## Set exercise
Write the data out again, character for character, with no images.

* start Data excerpt *

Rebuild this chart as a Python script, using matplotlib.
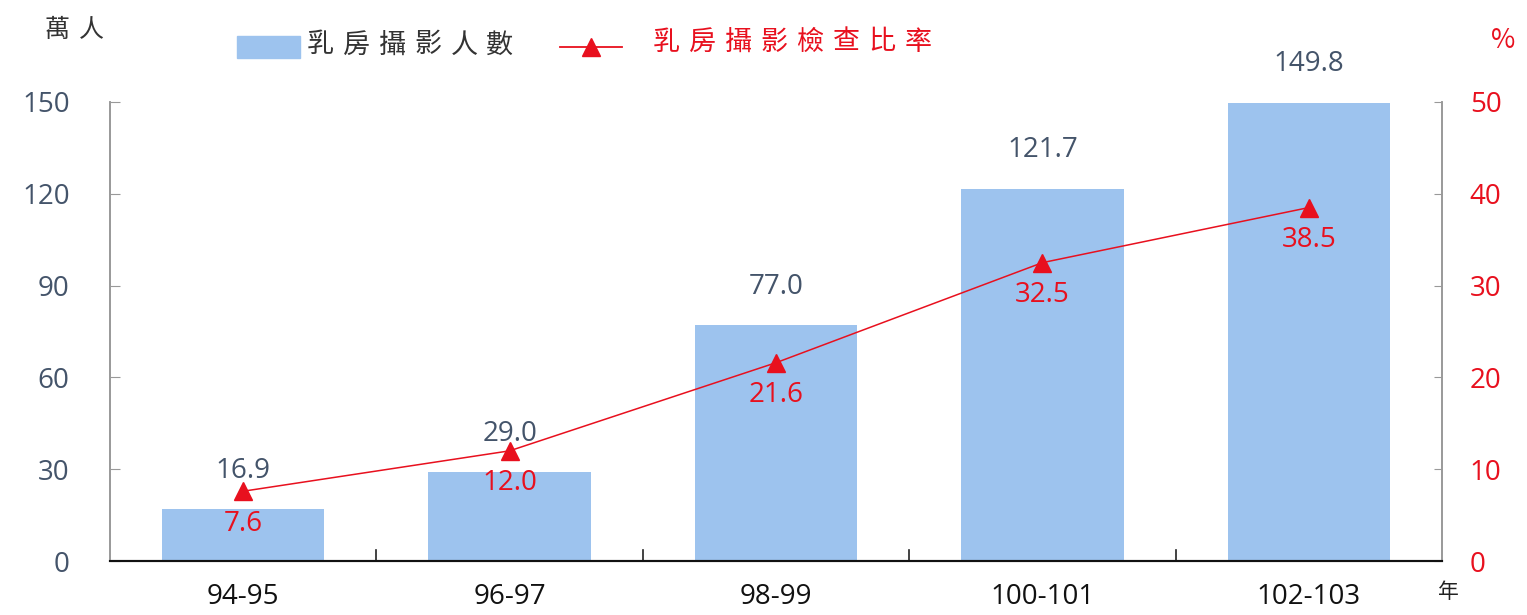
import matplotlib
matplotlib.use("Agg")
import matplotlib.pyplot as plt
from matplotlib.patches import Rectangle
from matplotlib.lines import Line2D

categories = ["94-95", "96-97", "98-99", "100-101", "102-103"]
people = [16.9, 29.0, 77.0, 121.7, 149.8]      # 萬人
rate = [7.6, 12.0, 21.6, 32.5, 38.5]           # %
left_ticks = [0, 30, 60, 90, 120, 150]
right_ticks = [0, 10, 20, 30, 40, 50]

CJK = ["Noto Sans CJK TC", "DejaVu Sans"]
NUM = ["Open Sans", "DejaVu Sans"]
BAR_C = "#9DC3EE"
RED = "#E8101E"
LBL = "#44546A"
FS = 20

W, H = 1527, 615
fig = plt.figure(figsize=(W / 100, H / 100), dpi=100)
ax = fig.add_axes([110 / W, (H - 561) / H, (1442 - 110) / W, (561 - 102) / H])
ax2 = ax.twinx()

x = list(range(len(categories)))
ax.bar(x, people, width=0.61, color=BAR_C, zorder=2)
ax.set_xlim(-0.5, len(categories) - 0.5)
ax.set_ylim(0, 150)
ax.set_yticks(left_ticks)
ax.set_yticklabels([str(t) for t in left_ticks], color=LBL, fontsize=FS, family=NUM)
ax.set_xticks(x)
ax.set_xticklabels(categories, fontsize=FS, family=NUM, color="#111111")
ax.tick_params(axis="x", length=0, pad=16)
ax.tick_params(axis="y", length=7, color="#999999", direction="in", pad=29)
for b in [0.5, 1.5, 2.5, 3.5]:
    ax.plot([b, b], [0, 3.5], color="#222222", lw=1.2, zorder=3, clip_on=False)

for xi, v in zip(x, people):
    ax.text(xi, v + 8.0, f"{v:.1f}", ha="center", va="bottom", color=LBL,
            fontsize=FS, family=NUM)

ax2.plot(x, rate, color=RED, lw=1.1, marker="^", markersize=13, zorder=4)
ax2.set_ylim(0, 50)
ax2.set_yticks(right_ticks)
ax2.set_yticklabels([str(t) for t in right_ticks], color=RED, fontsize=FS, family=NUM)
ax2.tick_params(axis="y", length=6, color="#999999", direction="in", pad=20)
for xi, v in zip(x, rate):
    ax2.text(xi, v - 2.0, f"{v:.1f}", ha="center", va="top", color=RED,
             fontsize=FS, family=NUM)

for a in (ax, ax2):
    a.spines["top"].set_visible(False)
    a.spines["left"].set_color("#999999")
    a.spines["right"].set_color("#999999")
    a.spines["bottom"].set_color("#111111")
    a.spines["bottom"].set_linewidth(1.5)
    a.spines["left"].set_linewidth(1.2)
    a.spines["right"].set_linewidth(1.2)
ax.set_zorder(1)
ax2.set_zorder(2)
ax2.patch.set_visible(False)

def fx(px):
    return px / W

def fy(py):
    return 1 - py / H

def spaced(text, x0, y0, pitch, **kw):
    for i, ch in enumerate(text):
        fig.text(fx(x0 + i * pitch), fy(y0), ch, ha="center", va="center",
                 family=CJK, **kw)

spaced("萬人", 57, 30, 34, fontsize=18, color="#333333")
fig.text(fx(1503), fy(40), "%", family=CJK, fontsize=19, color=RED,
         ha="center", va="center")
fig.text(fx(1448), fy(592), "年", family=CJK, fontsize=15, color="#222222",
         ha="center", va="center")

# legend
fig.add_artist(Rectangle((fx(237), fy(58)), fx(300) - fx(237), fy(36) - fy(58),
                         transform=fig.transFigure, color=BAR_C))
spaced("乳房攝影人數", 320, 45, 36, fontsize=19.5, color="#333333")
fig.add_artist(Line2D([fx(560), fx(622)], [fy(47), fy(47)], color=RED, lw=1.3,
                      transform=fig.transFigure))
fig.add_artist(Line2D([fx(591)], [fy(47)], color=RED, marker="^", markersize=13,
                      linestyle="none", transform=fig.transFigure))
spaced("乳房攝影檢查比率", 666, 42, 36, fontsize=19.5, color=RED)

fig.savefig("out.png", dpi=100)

* end Data excerpt *

## Complete response
Rebuild this chart as a Python script, using matplotlib.
import matplotlib
matplotlib.use("Agg")
import matplotlib.pyplot as plt
from matplotlib.patches import Rectangle
from matplotlib.lines import Line2D

categories = ["94-95", "96-97", "98-99", "100-101", "102-103"]
people = [16.9, 29.0, 77.0, 121.7, 149.8]      # 萬人
rate = [7.6, 12.0, 21.6, 32.5, 38.5]           # %
left_ticks = [0, 30, 60, 90, 120, 150]
right_ticks = [0, 10, 20, 30, 40, 50]

CJK = ["Noto Sans CJK TC", "DejaVu Sans"]
NUM = ["Open Sans", "DejaVu Sans"]
BAR_C = "#9DC3EE"
RED = "#E8101E"
LBL = "#44546A"
FS = 20

W, H = 1527, 615
fig = plt.figure(figsize=(W / 100, H / 100), dpi=100)
ax = fig.add_axes([110 / W, (H - 561) / H, (1442 - 110) / W, (561 - 102) / H])
ax2 = ax.twinx()

x = list(range(len(categories)))
ax.bar(x, people, width=0.61, color=BAR_C, zorder=2)
ax.set_xlim(-0.5, len(categories) - 0.5)
ax.set_ylim(0, 150)
ax.set_yticks(left_ticks)
ax.set_yticklabels([str(t) for t in left_ticks], color=LBL, fontsize=FS, family=NUM)
ax.set_xticks(x)
ax.set_xticklabels(categories, fontsize=FS, family=NUM, color="#111111")
ax.tick_params(axis="x", length=0, pad=16)
ax.tick_params(axis="y", length=7, color="#999999", direction="in", pad=29)
for b in [0.5, 1.5, 2.5, 3.5]:
    ax.plot([b, b], [0, 3.5], color="#222222", lw=1.2, zorder=3, clip_on=False)

for xi, v in zip(x, people):
    ax.text(xi, v + 8.0, f"{v:.1f}", ha="center", va="bottom", color=LBL,
            fontsize=FS, family=NUM)

ax2.plot(x, rate, color=RED, lw=1.1, marker="^", markersize=13, zorder=4)
ax2.set_ylim(0, 50)
ax2.set_yticks(right_ticks)
ax2.set_yticklabels([str(t) for t in right_ticks], color=RED, fontsize=FS, family=NUM)
ax2.tick_params(axis="y", length=6, color="#999999", direction="in", pad=20)
for xi, v in zip(x, rate):
    ax2.text(xi, v - 2.0, f"{v:.1f}", ha="center", va="top", color=RED,
             fontsize=FS, family=NUM)

for a in (ax, ax2):
    a.spines["top"].set_visible(False)
    a.spines["left"].set_color("#999999")
    a.spines["right"].set_color("#999999")
    a.spines["bottom"].set_color("#111111")
    a.spines["bottom"].set_linewidth(1.5)
    a.spines["left"].set_linewidth(1.2)
    a.spines["right"].set_linewidth(1.2)
ax.set_zorder(1)
ax2.set_zorder(2)
ax2.patch.set_visible(False)

def fx(px):
    return px / W

def fy(py):
    return 1 - py / H

def spaced(text, x0, y0, pitch, **kw):
    for i, ch in enumerate(text):
        fig.text(fx(x0 + i * pitch), fy(y0), ch, ha="center", va="center",
                 family=CJK, **kw)

spaced("萬人", 57, 30, 34, fontsize=18, color="#333333")
fig.text(fx(1503), fy(40), "%", family=CJK, fontsize=19, color=RED,
         ha="center", va="center")
fig.text(fx(1448), fy(592), "年", family=CJK, fontsize=15, color="#222222",
         ha="center", va="center")

# legend
fig.add_artist(Rectangle((fx(237), fy(58)), fx(300) - fx(237), fy(36) - fy(58),
                         transform=fig.transFigure, color=BAR_C))
spaced("乳房攝影人數", 320, 45, 36, fontsize=19.5, color="#333333")
fig.add_artist(Line2D([fx(560), fx(622)], [fy(47), fy(47)], color=RED, lw=1.3,
                      transform=fig.transFigure))
fig.add_artist(Line2D([fx(591)], [fy(47)], color=RED, marker="^", markersize=13,
                      linestyle="none", transform=fig.transFigure))
spaced("乳房攝影檢查比率", 666, 42, 36, fontsize=19.5, color=RED)

fig.savefig("out.png", dpi=100)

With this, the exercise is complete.